Bonanza was a vastly popular hit of a kind that’s hard to fathom today. It was probably the original “flyover show,” that is, a show that scores in the ratings and runs forever without ever earning the approval, or even the attention, of the cognoscenti. The modern equivalent would be something like NCIS or According to Jim: series that win no awards and get mocked by the press but that obviously work as comfort food for a lot of people.
I remain largely averse to Bonanza. I haven’t seen all that much of it, but the episodes I recall were banal in their storytelling and persistently flat and cheap-looking in their imagery. (Which is ironic, and unfortunate, given that Bonanza was the first really important series to originate in color.) The show got an official DVD release last year and I don’t think it provoked the same excitement of rediscovery that accompanied the digital debuts of Gunsmoke or Have Gun – Will Travel (several years ahead of Bonanza, incidentally, despite being in black and white and thus a harder sell).
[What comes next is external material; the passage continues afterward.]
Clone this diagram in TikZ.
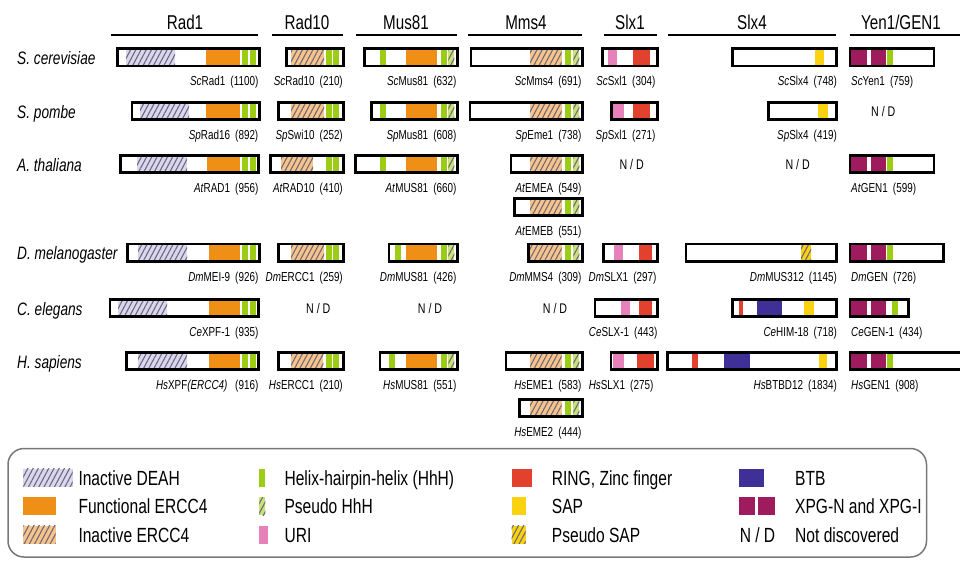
\documentclass[tikz,border=0pt]{standalone}
\usepackage{fontspec}
\setmainfont{Liberation Sans}[FakeStretch=0.76]
\usetikzlibrary{patterns.meta}

% domain colours
\definecolor{lav}{RGB}{218,214,240}
\definecolor{hatch}{RGB}{110,105,120}
\definecolor{ercc}{RGB}{240,143,22}
\definecolor{ltercc}{RGB}{248,196,140}
\definecolor{hhh}{RGB}{157,204,20}
\definecolor{lthhh}{RGB}{200,226,120}
\definecolor{uri}{RGB}{230,130,185}
\definecolor{ring}{RGB}{226,65,45}
\definecolor{sap}{RGB}{250,210,15}
\definecolor{btb}{RGB}{62,48,150}
\definecolor{xpg}{RGB}{158,28,94}
\definecolor{frame}{RGB}{120,120,120}

\newcommand\boxhh{8.7}
\newcommand\hdrsize{\fontsize{20}{24}\selectfont}
\newcommand\spsize{\fontsize{18}{22}\selectfont\itshape}
\newcommand\labsize{\fontsize{13}{15}\selectfont}
\newcommand\ndsize{\fontsize{14}{16}\selectfont}
\newcommand\legsize{\fontsize{20.5}{25}\selectfont}

\tikzset{
  hatched/.style={postaction={pattern={Lines[angle=62,distance=4.6pt,line width=1.1pt]},pattern color=hatch}},
  deah/.style={fill=lav,hatched},
  fercc/.style={fill=ercc},
  iercc/.style={fill=ltercc,hatched},
  hhhbar/.style={fill=hhh},
  phhh/.style={fill=lthhh,hatched},
  uribar/.style={fill=uri},
  ringbar/.style={fill=ring},
  sapbar/.style={fill=sap},
  psap/.style={fill=sap,hatched},
  btbbar/.style={fill=btb},
  xpgbar/.style={fill=xpg},
  protframe/.style={draw=black,line width=2.6pt},
  header/.style={font=\hdrsize,anchor=base,inner sep=0pt},
  headrule/.style={line width=2.4pt},
  species/.style={font=\spsize,anchor=base west,inner sep=0pt},
  plabel/.style={font=\labsize,inner sep=0pt},
  ndtext/.style={font=\ndsize,inner sep=0pt},
  legtext/.style={font=\legsize,anchor=base west,inner sep=0pt},
}

% a domain bar and the outline of a protein, inside a row scope
\newcommand\dmn[3]{\fill[#1] (#2,-\boxhh) rectangle (#3,\boxhh);}
\newcommand\protbox[2]{\draw[protframe] (#1,-\boxhh) rectangle (#2,\boxhh);}
% protein name under its bar: anchor side, node name, x, text
\newcommand\glab[4]{\node[plabel,anchor=base #1] (#2) at (#3,28.5) {#4};}
\newcommand\gn[3]{\textit{#1}#2\hspace{0.4em}(#3)}

% recurring domain layouts
\newcommand\radone[5]{\dmn{deah}{#3}{#4}\dmn{fercc}{#5}{240}\dmn{hhhbar}{242.2}{248.2}\dmn{hhhbar}{249.8}{256}\protbox{#1}{#2}}
\newcommand\radten[3]{\dmn{iercc}{#2}{#3}\dmn{hhhbar}{325.8}{331.6}\dmn{hhhbar}{333.3}{339.3}\protbox{#1}{343.3}}
\newcommand\musone[3]{\dmn{hhhbar}{#2}{#3}\dmn{fercc}{405.7}{436.7}\dmn{hhhbar}{440.7}{446.7}\dmn{phhh}{448.3}{454.3}\protbox{#1}{457.3}}
\newcommand\mmsfour[1]{\dmn{iercc}{530}{561.7}\dmn{hhhbar}{565}{571}\dmn{phhh}{573.3}{579.3}\protbox{#1}{582.7}}
\newcommand\yenone[2]{\dmn{xpgbar}{851}{867.3}\dmn{xpgbar}{870.7}{885.7}\dmn{hhhbar}{#2}{#2+6.5}\protbox{850}{#1}}

\begin{document}
\begin{tikzpicture}[x=1pt,y=-1pt]
\clip (0,0) rectangle (960,560);
\fill[white] (0,0) rectangle (960,560);

% column headings
\node[header] (hRad1) at (185,29.3) {Rad1};
\node[header] (hRad10) at (307,29.3) {Rad10};
\node[header] (hMus81) at (406,29.3) {Mus81};
\node[header] (hMms4) at (526,29.3) {Mms4};
\node[header] (hSlx1) at (630,29.3) {Slx1};
\node[header] (hSlx4) at (752,29.3) {Slx4};
\node[header] (hYen1) at (901,29.3) {Yen1/GEN1};
\draw[headrule] (111,35) -- (258,35);
\draw[headrule] (272,35) -- (343,35);
\draw[headrule] (356,35) -- (457,35);
\draw[headrule] (468,35) -- (582,35);
\draw[headrule] (604,35) -- (657,35);
\draw[headrule] (668,35) -- (836,35);
\draw[headrule] (850,35) -- (962,35);

% S. cerevisiae
\begin{scope}[shift={(0,57.3)}]
  \node[species] (spSc) at (17,7) {S.~cerevisiae};
  \radone{117.3}{259.3}{126}{175}{206}
  \glab{east}{ScRad1}{258.5}{\gn{Sc}{Rad1}{1100}}
  \radten{286.7}{291}{324}
  \glab{east}{ScRad10}{343}{\gn{Sc}{Rad10}{210}}
  \musone{364.3}{380}{386}
  \glab{east}{ScMus81}{456.7}{\gn{Sc}{Mus81}{632}}
  \mmsfour{471}
  \glab{east}{ScMms4}{581.7}{\gn{Sc}{Mms4}{691}}
  \dmn{uribar}{607.7}{616.7}\dmn{ringbar}{633.3}{650}\protbox{602.7}{657.7}
  \glab{east}{ScSxl1}{655.5}{\gn{Sc}{Sxl1}{304}}
  \dmn{sapbar}{815}{824}\protbox{732.7}{836.7}
  \glab{east}{ScSlx4}{837}{\gn{Sc}{Slx4}{748}}
  \yenone{934}{886.7}
  \glab{west}{ScYen1}{851}{\gn{Sc}{Yen1}{759}}
\end{scope}

% S. pombe
\begin{scope}[shift={(0,111)}]
  \node[species] (spSp) at (17,7) {S.~pombe};
  \radone{132}{259.3}{140}{189}{206}
  \glab{east}{SpRad16}{258.5}{\gn{Sp}{Rad16}{892}}
  \radten{278.3}{291}{324}
  \glab{east}{SpSwi10}{343}{\gn{Sp}{Swi10}{252}}
  \musone{371.7}{380}{386}
  \glab{east}{SpMus81}{456.7}{\gn{Sp}{Mus81}{608}}
  \mmsfour{470}
  \glab{east}{SpEme1}{581.7}{\gn{Sp}{Eme1}{738}}
  \dmn{uribar}{613.3}{624}\dmn{ringbar}{633.3}{650}\protbox{611.7}{657.7}
  \glab{east}{SpSxl1}{655.5}{\gn{Sp}{Sxl1}{271}}
  \dmn{sapbar}{817.7}{827.7}\protbox{768.3}{836.7}
  \glab{east}{SpSlx4}{837}{\gn{Sp}{Slx4}{419}}
  \node[ndtext] (ndSpYen) at (883.3,0.5) {N / D};
\end{scope}

% A. thaliana
\begin{scope}[shift={(0,164)}]
  \node[species] (spAt) at (17,7) {A.~thaliana};
  \radone{120.7}{258.7}{137}{187}{206.7}
  \glab{east}{AtRAD1}{258.5}{\gn{At}{RAD1}{956}}
  \radten{270.7}{281}{313}
  \glab{east}{AtRAD10}{343}{\gn{At}{RAD10}{410}}
  \musone{355.7}{380}{386}
  \glab{east}{AtMUS81}{456.7}{\gn{At}{MUS81}{660}}
  \mmsfour{511}
  \glab{east}{AtEMEA}{581.7}{\gn{At}{EMEA}{549}}
  \node[ndtext] (ndAtSlx1) at (631.7,0.5) {N / D};
  \node[ndtext] (ndAtSlx4) at (797.7,0.5) {N / D};
  \yenone{934}{886.7}
  \glab{west}{AtGEN1}{851}{\gn{At}{GEN1}{599}}
\end{scope}
\begin{scope}[shift={(0,207)}]
  \mmsfour{514.3}
  \glab{east}{AtEMEB}{581.7}{\gn{At}{EMEB}{551}}
\end{scope}

% D. melanogaster
\begin{scope}[shift={(0,252.7)}]
  \node[species] (spDm) at (17,7) {D.~melanogaster};
  \radone{127.3}{259.3}{138}{187}{208.7}
  \glab{east}{DmMEI9}{258.5}{\gn{Dm}{MEI-9}{926}}
  \radten{278.3}{291}{324}
  \glab{east}{DmERCC1}{343}{\gn{Dm}{ERCC1}{259}}
  \musone{389}{395}{401}
  \glab{east}{DmMUS81}{456.7}{\gn{Dm}{MUS81}{426}}
  \mmsfour{528.3}
  \glab{east}{DmMMS4}{581.7}{\gn{Dm}{MMS4}{309}}
  \dmn{uribar}{614}{623.3}\dmn{ringbar}{638.7}{652}\protbox{603.3}{657.7}
  \glab{east}{DmSLX1}{656.7}{\gn{Dm}{SLX1}{297}}
  \dmn{psap}{801}{811}\protbox{686}{836.7}
  \glab{east}{DmMUS312}{837}{\gn{Dm}{MUS312}{1145}}
  \yenone{943.3}{886.7}
  \glab{west}{DmGEN}{851}{\gn{Dm}{GEN}{726}}
\end{scope}

% C. elegans
\begin{scope}[shift={(0,308)}]
  \node[species] (spCe) at (17,7) {C.~elegans};
  \radone{110}{258.7}{118}{167}{208.7}
  \glab{east}{CeXPF1}{258.5}{\gn{Ce}{XPF-1}{935}}
  \node[ndtext] (ndCeRad10) at (318.3,0.5) {N / D};
  \node[ndtext] (ndCeMus81) at (430,0.5) {N / D};
  \node[ndtext] (ndCeMms4) at (555,0.5) {N / D};
  \dmn{uribar}{620.7}{630}\dmn{ringbar}{638.7}{652}\protbox{595}{657.7}
  \glab{east}{CeSLX1}{657.5}{\gn{Ce}{SLX-1}{443}}
  \dmn{ringbar}{739.3}{743.3}\dmn{btbbar}{756.7}{781.7}\dmn{sapbar}{804}{814}\protbox{732.7}{836.7}
  \glab{east}{CeHIM18}{837}{\gn{Ce}{HIM-18}{718}}
  \yenone{908.3}{891.7}
  \glab{west}{CeGEN1}{851}{\gn{Ce}{GEN-1}{434}}
\end{scope}

% H. sapiens
\begin{scope}[shift={(0,361)}]
  \node[species] (spHs) at (17,7) {H.~sapiens};
  \radone{126.7}{258.7}{138}{187}{208.7}
  \glab{east}{HsXPF}{258.5}{\textit{Hs}XPF\textit{(ERCC4)}\hspace{0.6em}(916)}
  \radten{278.3}{291}{323.3}
  \glab{east}{HsERCC1}{343}{\gn{Hs}{ERCC1}{210}}
  \musone{380}{389}{395}
  \glab{east}{HsMUS81}{456.7}{\gn{Hs}{MUS81}{551}}
  \mmsfour{506}
  \glab{east}{HsEME1}{581.7}{\gn{Hs}{EME1}{583}}
  \dmn{uribar}{613.3}{624}\dmn{ringbar}{637}{653.7}\protbox{611}{657.7}
  \glab{east}{HsSLX1}{653.5}{\gn{Hs}{SLX1}{275}}
  \dmn{ringbar}{691.7}{697.7}\dmn{btbbar}{724}{750}\dmn{sapbar}{819}{826.7}\protbox{667.3}{836.7}
  \glab{east}{HsBTBD12}{837}{\gn{Hs}{BTBD12}{1834}}
  \yenone{975}{886.7}
  \glab{west}{HsGEN1}{851}{\gn{Hs}{GEN1}{908}}
\end{scope}
\begin{scope}[shift={(0,408)}]
  \mmsfour{519.3}
  \glab{east}{HsEME2}{581.7}{\gn{Hs}{EME2}{444}}
\end{scope}

% key
\draw[frame,line width=1.5pt,rounded corners=16pt] (8,448.5) rectangle (926.5,557);
% column 1
\fill[deah] (23.3,468.5) rectangle (72.7,486.5);
\fill[fercc] (23.3,497) rectangle (55.7,515);
\fill[iercc] (23.3,525.5) rectangle (55.7,543.5);
\node[legtext] (kDEAH) at (78.3,485) {Inactive DEAH};
\node[legtext] (kFERCC) at (78.3,513.5) {Functional ERCC4};
\node[legtext] (kIERCC) at (78.3,542) {Inactive ERCC4};
% column 2
\fill[hhhbar] (259.3,468.5) rectangle (265.3,486.5);
\fill[phhh] (259.3,497) rectangle (265.3,515);
\fill[uribar] (259.3,525.5) rectangle (267.7,543.5);
\node[legtext] (kHhH) at (284.3,485) {Helix-hairpin-helix (HhH)};
\node[legtext] (kPHhH) at (284.3,513.5) {Pseudo HhH};
\node[legtext] (kURI) at (284.3,542) {URI};
% column 3
\fill[ringbar] (511.7,468.5) rectangle (531.7,486.5);
\fill[sapbar] (511.7,497) rectangle (525.7,515);
\fill[psap] (511.7,525.5) rectangle (525.7,543.5);
\node[legtext] (kRING) at (551.7,485) {RING, Zinc finger};
\node[legtext] (kSAP) at (551.7,513.5) {SAP};
\node[legtext] (kPSAP) at (551.7,542) {Pseudo SAP};
% column 4
\fill[btbbar] (739.3,468.5) rectangle (764.3,486.5);
\fill[xpgbar] (739.3,497) rectangle (755,515);
\fill[xpgbar] (758.3,497) rectangle (775,515);
\node[font=\legsize,anchor=base,inner sep=0pt] (kND) at (757.5,542) {N / D};
\node[legtext] (kBTB) at (795,485) {BTB};
\node[legtext] (kXPG) at (795,513.5) {XPG-N and XPG-I};
\node[legtext] (kNot) at (795,542) {Not discovered};
\end{tikzpicture}
\end{document}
Bonanza seemed to get lazy not too long after its longevity was assured. One of the key stories I’ve found about the show is in Ricardo Montalban’s interview with the Archive of American Television. When Montalban guested on Bonanza, he was appalled by the stars’ clowning around and their refusal to participate in a serious rehearsal. Montalban rounded up the actors and reamed them out for their unprofessionalism. I don’t know if Montalban’s experience was typical, but it jibes with the aspect of Bonanza that I find unpleasant. The on-screen adventures of Hoss and Adam and Little Joe are also exude a certain tiresome, adolescent self-regard, and if Montalban’s description was accurate, that tone may have originated with the cast.
I did try to interview Dortort for my oral history project, but between my tight schedules and his unreliable health we were never able to get together. I got as far as compiling a file of pre-interview research, most of which has been covered in the obits for Dortort. But I did learn a couple of obscure things that might be worth reporting here. One is that NBC hired Dortort to head its feature film division in the late sixties. That was a moment when the other television networks entered the theatrical distribution world with some brief success – ABC released Take the Money and Run and They Shoot Horses, Don’t They, CBS The Reivers and Scrooge – but for NBC and Dortort the venture was apparently a bust.
The other thing that interested me about Dortort was his inclination to discuss his creation in intellectual terms. In one interview, he cited Marshall McLuhan and called Bonanza the “conscience of the middle class.” Not many TV pioneers of Dortort’s generation (especially in the taciturn genre of the western) are willing to entertain such hifalutin notions of the impact of their work. I would have enjoyed questioning Dortort further about his theories on why Bonanza connected so successfully with such a wide audience – especially since its appear remains something of a mystery to me.
For further reference: The Archive of American Television has a thorough video interview with David Dortort, and there are good websites devoted to Bonanza and Dortort’s follow-up, The High Chaparral.